One colon in the title, Chicago’s Ms. Samen says, is acceptable. Two are not. “Sometimes the qualifiers that follow the colon become so specialized that it becomes hard to figure out what the book is about unless you’re an expert yourself,” she says.

Colon devotees and debunkers do agree on one thing: The punctuation mark makes a lousy first impression. Colons themselves hardly ever appear on book covers. Typically, a smaller typeface denotes the subtitle. Professors rarely demand that publishers print the actual colons because—like two blemishes on the forehead of a teenager—everyone agrees they’re ugly.

Me, I agree with Lippincott both that colons have been around forever and that they’re not in themselves a problem. They’re a part of academic titles, just as tuxedos are a part of awards ceremonies. I just wish they’d do something about the turgid writing between the covers.
(Via Taccuino di traduzione.)

Comments

  1. It’s like apostrophes in invented languages. We’ll never get rid of ’em, much though they deserve to be sliced to ribbons.

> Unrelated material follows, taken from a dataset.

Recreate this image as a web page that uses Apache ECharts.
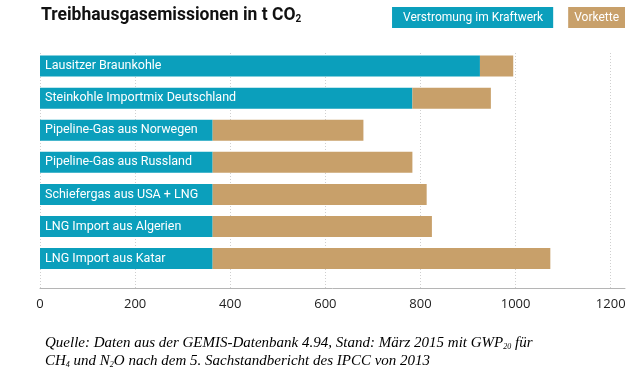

  2. Interesting article: thanks for the link.
    One of my favourite examples of colon-and-redundant-subtitle syndrome is Ernest B. Gilman’s book Iconoclasm and Poetry in the English Reformation: Down Went Dagon (Princeton UP, 1986). What must have happened here, I think, is that the author wanted Down Went Dagon as the main title, but his editor said no and banished it to the subtitle. The colon is the seam, as it were, where the conflicting opinions of author and editor have been crudely cobbled together.
    In my experience, academic editors tend to be fixated on the idea of ‘keywords’ and will tell you that your book won’t sell unless it has the right keywords in the title. The result, in my own particular neck of the academic woods, is an endless series of variations on the theme ‘Literature, Politics and the Public Sphere in Renaissance England’ , requiring a colon-and-subtitle to tell you what the book is actually about.

  3. I wonder why no one uses “De” or “On” anymore. “On Imaginary Animals.” “On the Enthymeme as a Counterpart of Syllogism.” “De Vegetalibus et Plantibus.” Simple, sweet, and not a colon in sight.

  4. Is there a book published today that DOESN’T have a colon in its title?

  5. A relative once asked me if my dissertation was going to have some catchy title followed by a colon and then something stating what my dissertation was really about. Even though my title is still up in the air, I had to admit that this was the case. Then he asked me why academics don’t try reversing things, and make the part before the title tell you what the thing was really about. I had to admit he has a point!

  6. Do you know why truckers tend to have intestinal problems?
    They have semi-colons.

  7. Leave those cola alone. In fact, help bring back the virgule on title pages.

  8. Worse, my local newspaper’s addicted to them. (Well, the editor’s just retired; we’ll see if the new broom sweeps clean.) I’ve grabbed it right now and had to go no farther than p.2 for an example: A MIX-UP: Terror fears ruin family wedding trip. But they come much much more heinous, like GOOD: Saddam captured. That’s not much of an exaggeration.

  9. I just ripped off that Chronicle story for my paper today… More on the colon issue on my blog (fence.blogspot.com). Language Hat, you’re my favourite MeFi-er. Keep it up.

  10. Why, thank you, sir! And I love the Kiki Benzon quote.